Abidjan – Ivory Coast’s new good governance ministry said on Tuesday it had dispatched anti-corruption squads to probe public services including the police, as it seeks to ease the scourge of graft in the country.
Police are under particular scrutiny for taking bribes from food vendors on the roads of Ivory Coast, which the minister, Zoro Epiphane Ballo, said increased the price of consumer goods, a common complaint among Ivorians.
The squads are sent out to try to catch corrupt public service officials red-handed, or collect witness statements.
Ballo said the police had been targeted by such squads – without going into specifics – as had the sector that tests vehicles for their roadworthiness.
The results of their investigations have already been transferred to authorities.
ALSO READ | Ivory Coast hails ‘major’ oil discovery
“The message is: beware of (committing) fraud, beware of racketeering, the state sees you,” said Ballo, head of the Ministry for the Promotion of Good Governance, Capacity Building and the Fight Against Corruption, created in April.
According to Transparency International, the world’s leading non-governmental organisation fighting corruption, Ivory Coast has improved its performance since 2013 and is ranked 104th out of 180 countries in its corruption perceptions index.

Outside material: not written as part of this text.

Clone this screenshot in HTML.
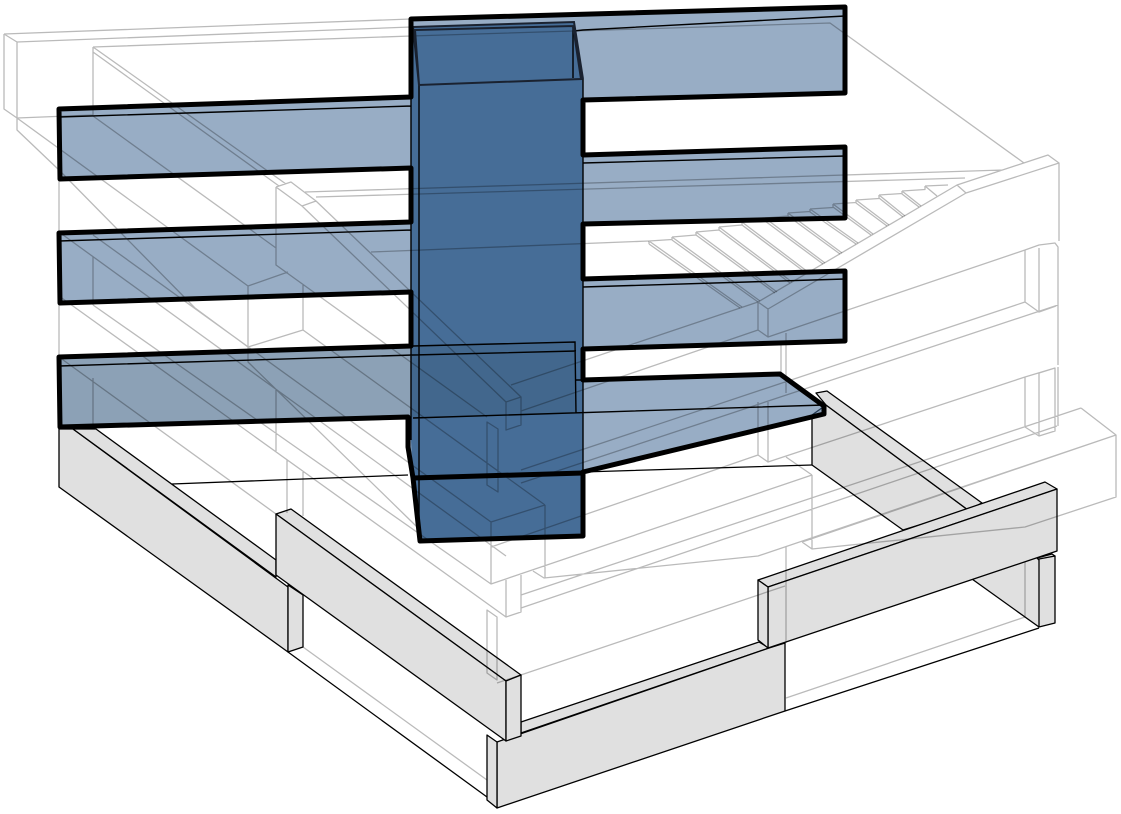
<!DOCTYPE html>
<html><head><meta charset="utf-8"><style>
html,body{margin:0;padding:0;background:#fff}
svg{display:block}
.k{fill:#e0e0e0;stroke:#000;stroke-width:1.3;stroke-linejoin:round}
.t{fill:none;stroke:#000;stroke-width:1.3}
.g{fill:none;stroke:#000;stroke-opacity:.27;stroke-width:1.3;stroke-linejoin:round}
.b{fill:none;stroke:#000;stroke-width:5;stroke-linejoin:round}
.i{fill:none;stroke:#000;stroke-width:1.4}
</style></head><body>
<svg width="1121" height="814" viewBox="0 0 1121 814" xmlns="http://www.w3.org/2000/svg">
<rect width="1121" height="814" fill="#fff"/>
<!-- ground floor black framed beams -->
<path class="t" d="M172 484L408 475M583 472L812 465M288 652L487 797M785 711L1039 628"/>
<path class="k" d="M59 429V487L288 652V587L73 429Z"/>
<path class="k" d="M73 429L96 429L276 560V577Z"/>
<path class="k" d="M288 585V652L303 647V595Z"/>
<path class="k" d="M812 465V415L826 405L968 510L903 530Z"/>
<path class="k" d="M816 393L827 391L982 503L968 510L826 405Z"/>
<path class="k" d="M965 575L1039 627V555L1000 560Z" style="stroke:none"/>
<path class="t" d="M972 579L1039 627"/>
<path class="k" d="M1037 558L1052 554L1055 556L1039 560Z"/>
<path class="k" d="M1039 559L1055 556V623L1039 627Z"/>
<path class="k" d="M521 722L759 642L769 648L521 733Z"/>
<path class="k" d="M497 742L769 648L785 643V711L497 808Z"/>
<path class="k" d="M487 735L497 742V808L487 800Z"/>
<path class="k" d="M758 580L1045 482L1057 489L768 587Z"/>
<path class="k" d="M768 587L1057 489V551L768 648Z"/>
<path class="k" d="M758 580L768 587V648L758 640Z"/>
<path class="k" d="M276 514L291 509L521 675L506 681Z"/>
<path class="k" d="M276 514L506 681V741L276 575Z"/>
<path class="k" d="M506 681L521 675V736L506 741Z"/>
<!-- blue floors -->
<path d="M411 19L845 7V93L583 100V155L845 147V218L583 224V279L845 271V341L583 349V380L780 374L824 406V414L583 472V536L420 541L413 478L408 447V417L60 427L59 357L411 346V292L60 303L59 233L411 222V168L60 179L59 109L411 97Z" fill="#3f6793" fill-opacity=".536"/>
<path d="M411 27L574 22L583 79V536L420 541L413 478L411 440Z" fill="#3f6793" fill-opacity=".92"/>
<path d="M59 357L411 346L576 342V413L408 417L60 427Z" fill="#283c3c" fill-opacity=".1"/>
<!-- translucent structure lines -->
<path class="g" d="M4 34L411 19M4 34L17 42L411 27M4 34V109L17 118V42M17 118L93 115M17 118V130L59 170L195 308L248 347L303 330V285M17 118L248 286V362L413 523L420 530M248 286L288 272
M93 47L411 36L574 31L830 23L1024 163M93 47V115M93 47L286 184M93 52L279 186M93 116L276 248
M276 187L291 182L316 201L302 206L276 187M276 187V265L487 417M302 206L506 402M316 201L521 397M506 402L521 397V425L506 430V402
M511 385L758 302M59 232L506 556M59 296L506 617M93 235L491 522M303 330L545 505M93 305L491 584M59 357L276 514M93 257V305M93 378V428M59 180V232M59 303V357M276 389V452M287 460V513M303 472V516M303 647L487 780
M491 522L545 505M491 522V584M545 505V578M491 584L812 475M533 571L544 578L758 556L1116 435M802 542L1116 435V497L1025 527L812 549L802 542M812 475V549M786 457L812 475M1081 408L521 595M1081 408L1116 435
M487 422V485L498 492V429ZM487 610V673L497 680V617ZM497 683L785 586M506 580V617L521 612V575M521 608L1057 426M521 470L1025 302M521 483L1058 305M521 411L758 330M768 337L1025 250
M758 302L768 309V337L758 330ZM768 309L966 193L1059 163L1048 155L957 185L758 302M957 185L966 193M1059 163V241M1025 250V302M1039 248V312L1025 302M1025 250L1039 245L1055 243L1058 247V365M1039 312L1056 306
M1025 377V427L1039 436L1055 431V368L1039 373V436M1025 377L1055 368M1058 367V426M1025 377L768 462V402M758 402V455L768 462M758 455L491 547M781 345V373M786 333V393M786 547V643M786 698L1025 617M1025 562V617
M305 192L1003 170M316 197L965 178M371 252L649 241"/>
<path class="g" d="M649 241L742 307M649 244L740 308M649 241V244M649 241L672 239.5V237
M672 237L760 301M672 240L758 302M672 237V240M672 237L696 235V232
M696 232L777 292M696 235L775 293M696 232V235M696 232L719 230V227
M719 227L792 282M719 230L790 283M719 227V230M719 227L742 225V222
M742 222L808 272M742 225L806 273M742 222V225M742 222L765 220.5V218
M765 218L825 263M765 221L823 264M765 218L788 216
M788 213L842 253M788 216L840 254M788 213V216M788 213L810 211.5V209
M810 209L858 243M810 212L856 244M810 209V212M810 209L833 207.5V204
M833 204L873 234M833 207L871 235M833 204V207M833 204L856 202.5V200
M856 200L889 225M856 203L887 226M856 200L879 198.5V195
M879 195L905 216M879 198L903 217M879 195L902 193.5V191
M902 191L921 206M902 194L919 207M902 191L925 189.5V186
M925 186L937 196M925 186L948 185"/>
<!-- inner thin black lines -->
<path class="i" d="M59 117L411 106M59 241L411 230M59 366L413 355L576 351M583 163L845 156M583 287L845 279M574 31L583 30L845 16M413 346L575 342L576 413M576 380H583M413 418L824 405M60 427L408 417M411 27V440M419 85V541M573 26V78M583 79V536"/>
<path fill="none" stroke="#1a2230" stroke-width="2" d="M415 30L573 26L581 79L419 85ZM413 27L574 22L583 79M413 27L419 85"/>
<!-- thick outlines -->
<path class="b" d="M411 19L845 7V93L583 100V155L845 147V218L583 224V279L845 271V341L583 349V380L780 374L824 406V414L583 472V536L420 541L413 478L408 447V417L60 427L59 357L411 346V292L60 303L59 233L411 222V168L60 179L59 109L411 97Z"/>
<path class="b" d="M413 478L583 473"/>
</svg>
</body></html>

Still, Ballo said corruption remained “an important challenge for good governance, sustainable growth, peace and development”.
Probes are still ongoing in the education, health and justice sectors, he added.
In a 2017 survey by Afrobarometer, a pan-African institution researching public attitudes towards issues like governance, one in two Ivorians said they paid bribes to police officers to avoid problems.
One in three paid government officials to obtain documents, and two-thirds considered reporting corruption dangerous because of the risk of reprisals.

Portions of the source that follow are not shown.